Pendant que j'assimile ses informations, je mange encore. J'enchaîne des huîtres sur coquille, gelée Bloody et une soupe style ramen qui n'a absolument rien à voir avec mes souvenirs de soupes ramen à 25 cennes. Et une chance!!! Un œuf se retrouve à l'intérieur de mon bouillon, avec de la caille, de la courge spaghetti et des poireaux. Hé oui, une soupe sans nouilles. Mon amie partage ma stupéfaction, dans le prochain plat de foie gras rôti, nous mangeons du Pop-corn de sarrasin. Honnêtement, j'ignorais totalement l'existence de ce produit. C'est délicat et éclaté à la fois.
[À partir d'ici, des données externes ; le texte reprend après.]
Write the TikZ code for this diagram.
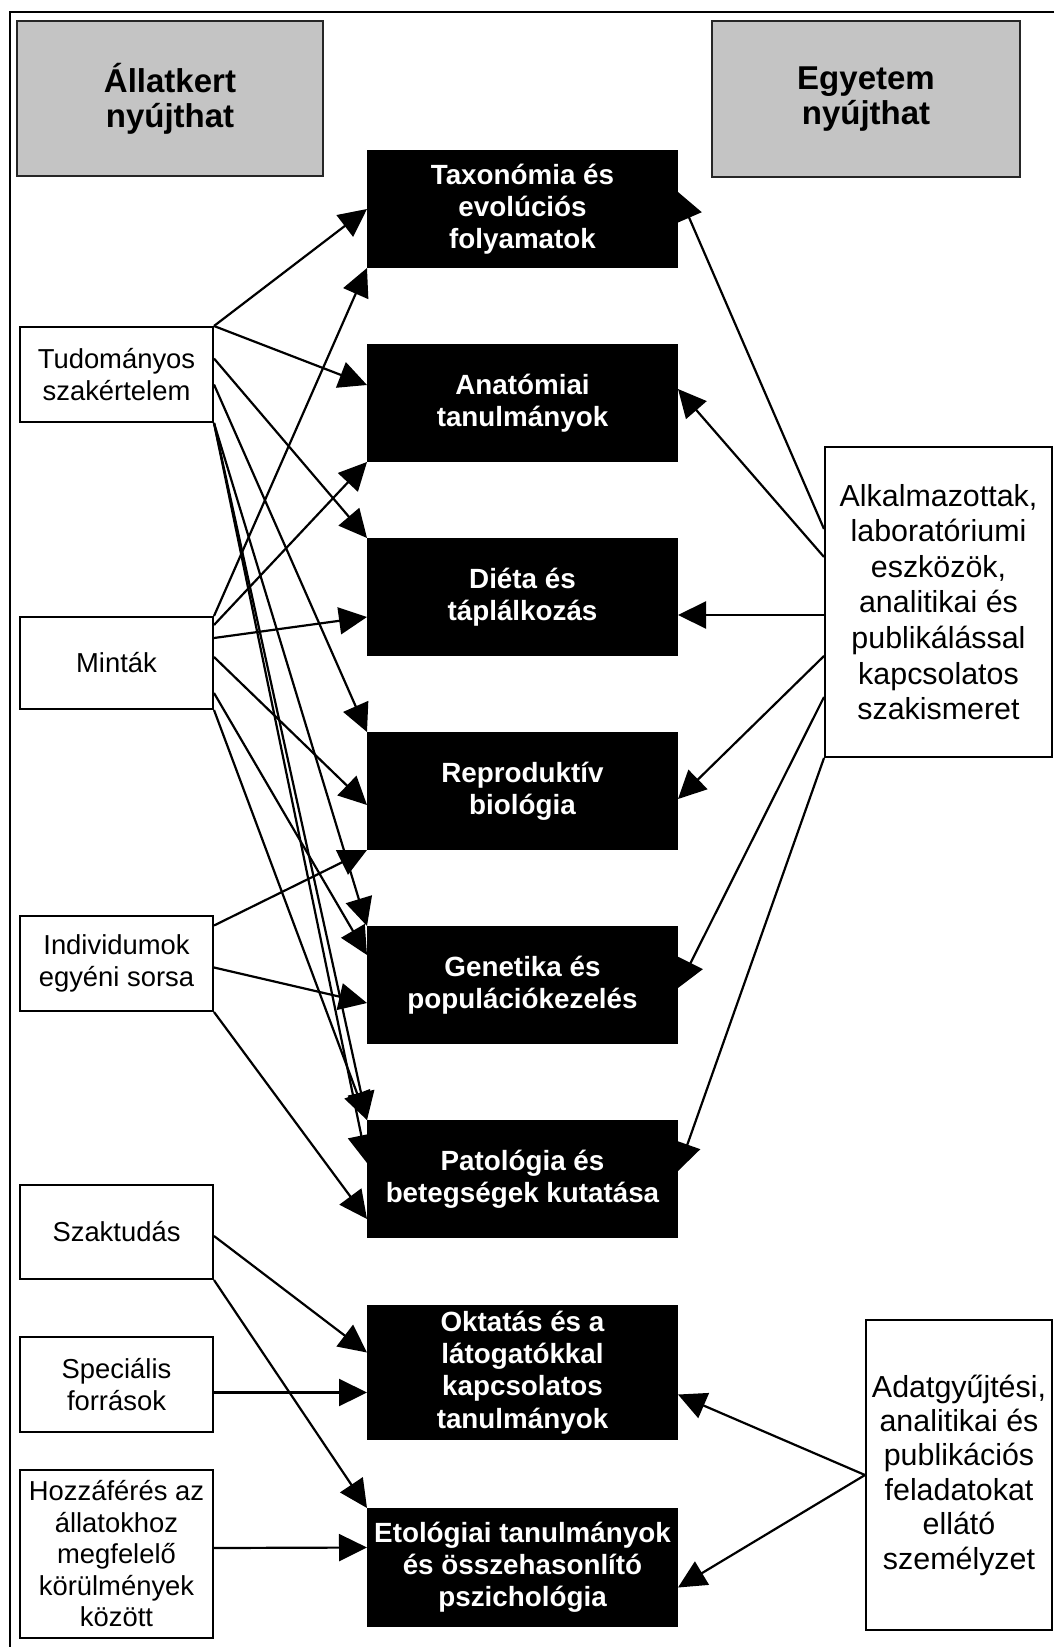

Je remarque que les portions sont dosées à la perfection. Je n'ai pas la sensation de lourdeur que nous avons lors d'un grand repas. Il y en a juste assez dans chaque assiette. Ce qui me stimule encore plus à découvrir la suite. Mention d'honneur pour le plat végétarien qui était divin. Un taboulé de brocoli, pomme-avoine-pépins de courge, Pont Blanc et morilles. Dans les faits, je n'ai jamais goûté des champignons aussi délicieux. Le menu change chaque mois ici, mais je souhaiterais que jamais ce plat ne soit retiré du menu. C'est si bon.
La viandeuse en moi se régale avec ma pièce de bison. Avec du chou rouge, un fromage Alfred et du thé des bois, mes papilles sont ailleurs et c'est ce que j'apprécie.
Le dessert m'appelle. On m'assure que c'est Mélanie qui a mitonné ce joli cake. Même avec mon CV impressionnant en matière de visites de restos, c'est vraiment la première fois de ma vie que je goûte à un entremets sucré à base de céleri et de panais. Un cake au panais et une glace au céleri, la maman en moi sourit. Wow! Des légumes dans le dessert, et ça passe bien. À ma grande surprise, mon palais note facilement la présence du céleri. Mais j'adore ça. Le mix avec la tire éponge à saveur de céleri est parfait.
À ceux qui pourraient penser que c'est cherrant, L'Empreinte cuisine soignée offre un menu 4 services pour 39 $ et 3 services le midi pour 19 $.
Inspiré par ses nombreux voyages à New York, le chef tatoué est devenu dans mon cœur, l'Empreinte même de nos meilleures tables à Sherbrooke. Une empreinte que même la pluie, le vent, la neige, n'arrivera à déloger.